The “right time” to have a baby is different for each woman, and that’s okay
Women are waiting much longer to have kids than at any other time in history, but with that comes a plethora of questions about when is the right time. We want a number — a magic age at which we’ll be financially sound enough, mature yet youthful enough, healthy enough, and stable enough to be a positive role model for a child. The truth is, there may not be a perfect age, but that hasn’t stopped women from arguing about it anyway.
This week, an Australian news site made the case for why women should start having kids at a younger age. For their story, they interviewed a woman named Anne, who gave birth to her first and only child at age 19. Anne is now 41, and her child is grown, but that hasn’t stopped her from holding some ridiculously stringent opinions on when is the “right” time for a woman to have kids.
“I think women are making a big mistake by having babies later,” Anne says. “When you have children younger, you have time to career build afterwards instead of being halfway through your career and needing six months or even a whole year off. And that time off is for your first child, what if you have two or three?”

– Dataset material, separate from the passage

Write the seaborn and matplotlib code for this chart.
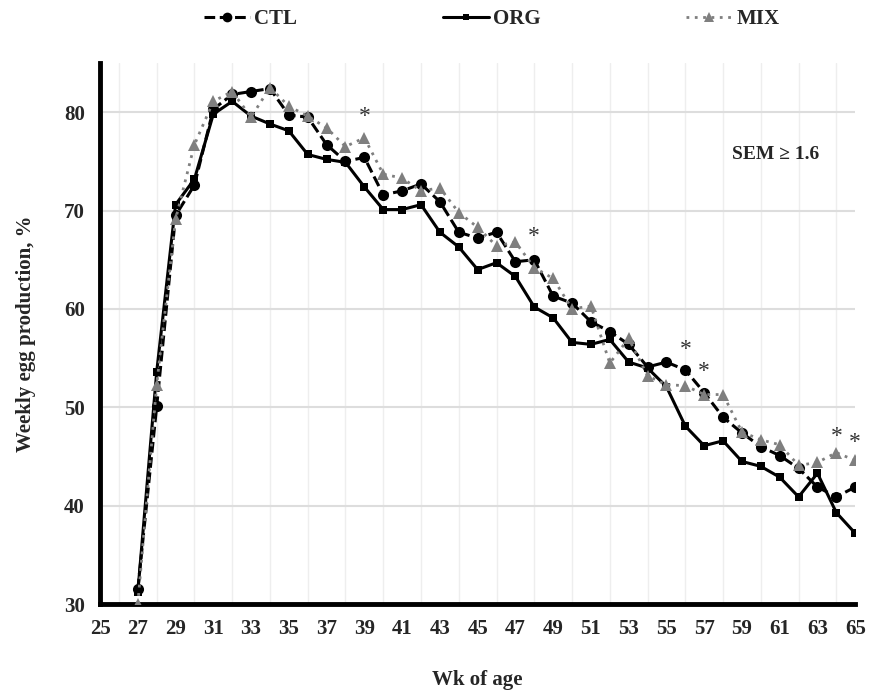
import pandas as pd
import seaborn as sns
import matplotlib.pyplot as plt
from matplotlib.lines import Line2D

# Weekly egg production (%)
weeks = list(range(27, 66))
ctl = [31.5, 50.1, 69.5, 72.6, 80.3, 81.8, 82.1, 82.4, 79.7, 79.5,
       76.7, 75.0, 75.4, 71.6, 72.0, 72.7, 70.9, 67.8, 67.2, 67.8,
       64.8, 65.0, 61.3, 60.6, 58.7, 57.7, 56.4, 54.1, 54.6, 53.8,
       51.5, 49.0, 47.4, 46.0, 45.1, 43.8, 41.9, 40.9, 41.9]
org = [31.2, 53.6, 70.6, 73.2, 79.8, 81.1, 79.6, 78.8, 78.1, 75.7,
       75.2, 74.9, 72.4, 70.1, 70.1, 70.6, 67.8, 66.3, 64.0, 64.7,
       63.3, 60.2, 59.1, 56.6, 56.4, 56.9, 54.6, 54.0, 52.1, 48.1,
       46.1, 46.6, 44.5, 44.0, 42.9, 40.9, 43.3, 39.3, 37.2]
mix = [30.0, 52.3, 69.1, 76.7, 81.1, 82.1, 79.5, 82.5, 80.6, 79.6,
       78.4, 76.5, 77.4, 73.7, 73.3, 72.0, 72.3, 69.8, 68.3, 66.4,
       66.8, 64.2, 63.1, 60.0, 60.3, 54.5, 57.0, 53.2, 52.3, 52.2,
       51.3, 51.3, 47.5, 46.7, 46.2, 44.1, 44.4, 45.4, 44.6]

# Weeks with significant differences (asterisks) and label heights
sig_weeks = [39, 48, 56, 57, 64, 65]
sig_y = [79.6, 67.4, 55.9, 53.6, 47.0, 46.4]

treatments = ['CTL', 'ORG', 'MIX']

df = pd.DataFrame({
    'week': weeks * 3,
    'production': ctl + org + mix,
    'treatment': [t for t in treatments for _ in weeks],
})

sns.set_theme(style='white')
plt.rcParams['font.family'] = ['Liberation Serif', 'DejaVu Serif']
plt.rcParams['font.weight'] = 'bold'

fig = plt.figure(figsize=(8.7, 6.92), dpi=100)
ax = fig.add_axes([0.115, 0.127, 0.868, 0.782])

palette = {'CTL': 'black', 'ORG': 'black', 'MIX': '#7f7f7f'}
markers = {'CTL': 'o', 'ORG': 's', 'MIX': '^'}
dashes = {'CTL': (3.5, 1.5), 'ORG': '', 'MIX': (1, 2)}
widths = {'CTL': 2.2, 'ORG': 2.2, 'MIX': 2.0}
msizes = {'CTL': 8, 'ORG': 5.5, 'MIX': 8}

for t in treatments:
    sub = df[df['treatment'] == t]
    sns.lineplot(data=sub, x='week', y='production', color=palette[t],
                 marker=markers[t], markersize=msizes[t], markeredgewidth=0,
                 dashes=False, linewidth=widths[t], ax=ax, zorder=3)
    line = ax.lines[-1]
    if dashes[t]:
        line.set_dashes(dashes[t])

# Gridlines
ax.set_xlim(25, 65)
ax.set_ylim(30, 85)
ax.set_xticks(range(25, 66, 2))
ax.set_xticks(range(25, 66), minor=True)
ax.set_yticks(range(30, 81, 10))
ax.grid(axis='y', which='major', color='#dddddd', linewidth=1.5, zorder=0)
ax.grid(axis='x', which='minor', color='#eeeeee', linewidth=1, zorder=0)
ax.set_axisbelow(True)

for side in ['top', 'right']:
    ax.spines[side].set_visible(False)
for side in ['left', 'bottom']:
    ax.spines[side].set_linewidth(3.5)
    ax.spines[side].set_color('black')

ax.tick_params(axis='both', which='major', direction='out', length=5,
               width=2.5, color='black', labelsize=15, pad=6)
ax.tick_params(axis='x', which='minor', length=0)
for lbl in ax.get_xticklabels() + ax.get_yticklabels():
    lbl.set_fontweight('bold')

ax.set_xlabel('Wk of age', fontsize=15, fontweight='bold', labelpad=22)
ax.set_ylabel('Weekly egg production, %', fontsize=15, fontweight='bold', labelpad=20)

for w, y in zip(sig_weeks, sig_y):
    ax.text(w, y, '*', ha='center', va='center', fontsize=17,
            fontweight='normal', color='#333333')

ax.text(63.1, 75.7, 'SEM ≥ 1.6', ha='right', va='center', fontsize=14,
        fontweight='bold')

handles = []
for t in treatments:
    h = Line2D([], [], color=palette[t], marker=markers[t],
               markersize=msizes[t] - 1, linewidth=widths[t], markeredgewidth=0)
    if dashes[t]:
        h.set_dashes(dashes[t])
    handles.append(h)
fig.legend(handles, treatments, loc='center', bbox_to_anchor=(0.565, 0.972),
           ncol=3, frameon=False, columnspacing=7.0,
           handlelength=2.2, handletextpad=0.2, prop={'weight': 'bold', 'size': 15})

plt.savefig('out.png', dpi=100)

Anne says in middle age she’s surrounded by stressed out new moms who, in her opinion, waited way too long to start their families. She “pities” these moms who are “trapped financially, physically, and emotionally.” Says Anne, “I feel sorry for anyone 33 plus with babies or toddlers… I don’t envy middle-aged mothers at all.”
A mere 30 years ago, “middle-aged mothers” were few and far between, but their numbers have been steadily increasing over the past three decades. In 1980, the CDC reports the average woman had her first child at 22. By 2000, the average age was up to 24.9. Currently, the average is around 26, and eleven out of every 1,000 new moms has their first baby between the ages of 35 and 39.
As those numbers go up, it’s natural that women would start to question when is the “right” time to try for a baby, and possibly even develop strong opinions on the matter, based on their own life circumstances. But it’s important that we not turn “young” moms versus “older” moms into some twisted new kind of mommy war.
I had my first child at 23, and it was anything but easy. She was unplanned, and I was fresh out of college, still hadn’t figured out exactly where I wanted to go in life, and had no savings or financial security — it was a struggle. Five years later, I have two kids and I’m on much firmer ground in terms of finances and my career, but I can’t help but wonder sometimes if those years would’ve been easier had I been more established when I became a mom. Similarly, I know women in their thirties and forties who think motherhood might be easier if they were younger like me.
Unfortunately, there will always be questions, no matter what age you are when you decide to have babies. There’s no concrete way of knowing if it’s better to start early or to wait, and there’s certainly no reason to make judgments about other women. We have more options and more freedom to decide what’s right for us than ever before. Whether a woman has kids at 19, 27, 33, 48, or not at all, the fact that we have a choice is something to be celebrated.
What’s right for one mom may not be right for another, and that’s a good thing.